# Start of Given information

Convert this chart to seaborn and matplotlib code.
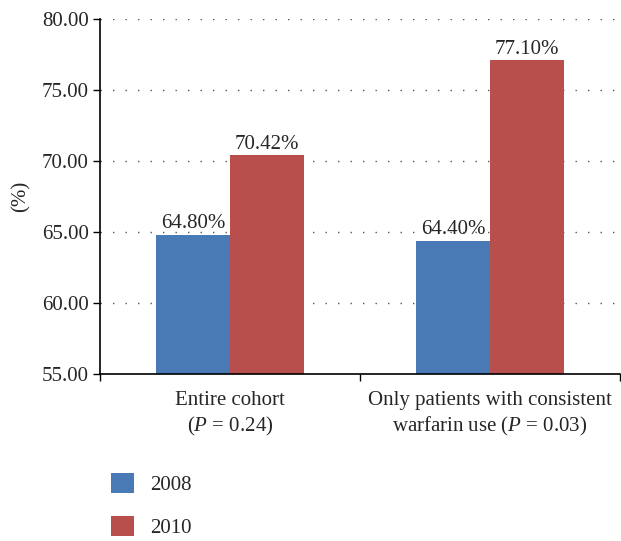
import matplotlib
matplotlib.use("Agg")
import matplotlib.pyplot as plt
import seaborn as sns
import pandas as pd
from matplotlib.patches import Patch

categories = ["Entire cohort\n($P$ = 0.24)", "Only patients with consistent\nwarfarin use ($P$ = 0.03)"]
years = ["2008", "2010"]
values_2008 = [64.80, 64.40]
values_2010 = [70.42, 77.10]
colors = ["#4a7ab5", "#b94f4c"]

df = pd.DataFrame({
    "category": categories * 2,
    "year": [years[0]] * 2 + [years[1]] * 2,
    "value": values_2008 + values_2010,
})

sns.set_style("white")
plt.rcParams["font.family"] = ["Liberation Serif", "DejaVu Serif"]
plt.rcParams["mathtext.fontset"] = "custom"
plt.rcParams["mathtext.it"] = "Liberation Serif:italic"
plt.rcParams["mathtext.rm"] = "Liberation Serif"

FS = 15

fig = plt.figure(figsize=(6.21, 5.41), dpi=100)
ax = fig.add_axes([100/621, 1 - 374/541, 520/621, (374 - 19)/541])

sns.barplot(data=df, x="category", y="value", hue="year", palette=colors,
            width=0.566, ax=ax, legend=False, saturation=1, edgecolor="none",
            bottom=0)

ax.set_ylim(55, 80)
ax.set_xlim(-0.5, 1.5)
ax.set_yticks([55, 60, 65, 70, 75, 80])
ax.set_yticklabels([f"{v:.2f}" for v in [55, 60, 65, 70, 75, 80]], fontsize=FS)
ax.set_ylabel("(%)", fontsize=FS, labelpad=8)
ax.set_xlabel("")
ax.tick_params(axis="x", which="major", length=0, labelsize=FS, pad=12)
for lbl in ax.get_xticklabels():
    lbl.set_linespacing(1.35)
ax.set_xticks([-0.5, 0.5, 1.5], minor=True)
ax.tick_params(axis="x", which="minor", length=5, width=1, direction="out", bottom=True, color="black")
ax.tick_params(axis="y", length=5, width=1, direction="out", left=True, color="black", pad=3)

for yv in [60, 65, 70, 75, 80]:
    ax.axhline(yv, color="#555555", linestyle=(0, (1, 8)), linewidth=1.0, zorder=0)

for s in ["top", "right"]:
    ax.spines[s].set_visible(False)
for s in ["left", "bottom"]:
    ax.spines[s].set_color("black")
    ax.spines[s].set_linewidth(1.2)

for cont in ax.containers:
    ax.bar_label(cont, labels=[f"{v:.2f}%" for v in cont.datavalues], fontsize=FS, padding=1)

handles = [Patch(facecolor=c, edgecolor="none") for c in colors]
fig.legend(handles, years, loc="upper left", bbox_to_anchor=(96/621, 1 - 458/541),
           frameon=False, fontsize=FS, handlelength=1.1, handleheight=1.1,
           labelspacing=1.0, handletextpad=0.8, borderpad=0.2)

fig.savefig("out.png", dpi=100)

# End of Given information

**Task to complete**. Write out nothing but the lines from the start of the data through the line with "ax = fig.add_axes([100/621, 1". Leave out the pictures.

**Output**.
Convert this chart to seaborn and matplotlib code.
import matplotlib
matplotlib.use("Agg")
import matplotlib.pyplot as plt
import seaborn as sns
import pandas as pd
from matplotlib.patches import Patch

categories = ["Entire cohort\n($P$ = 0.24)", "Only patients with consistent\nwarfarin use ($P$ = 0.03)"]
years = ["2008", "2010"]
values_2008 = [64.80, 64.40]
values_2010 = [70.42, 77.10]
colors = ["#4a7ab5", "#b94f4c"]

df = pd.DataFrame({
    "category": categories * 2,
    "year": [years[0]] * 2 + [years[1]] * 2,
    "value": values_2008 + values_2010,
})

sns.set_style("white")
plt.rcParams["font.family"] = ["Liberation Serif", "DejaVu Serif"]
plt.rcParams["mathtext.fontset"] = "custom"
plt.rcParams["mathtext.it"] = "Liberation Serif:italic"
plt.rcParams["mathtext.rm"] = "Liberation Serif"

FS = 15

fig = plt.figure(figsize=(6.21, 5.41), dpi=100)
ax = fig.add_axes([100/621, 1 - 374/541, 520/621, (374 - 19)/541])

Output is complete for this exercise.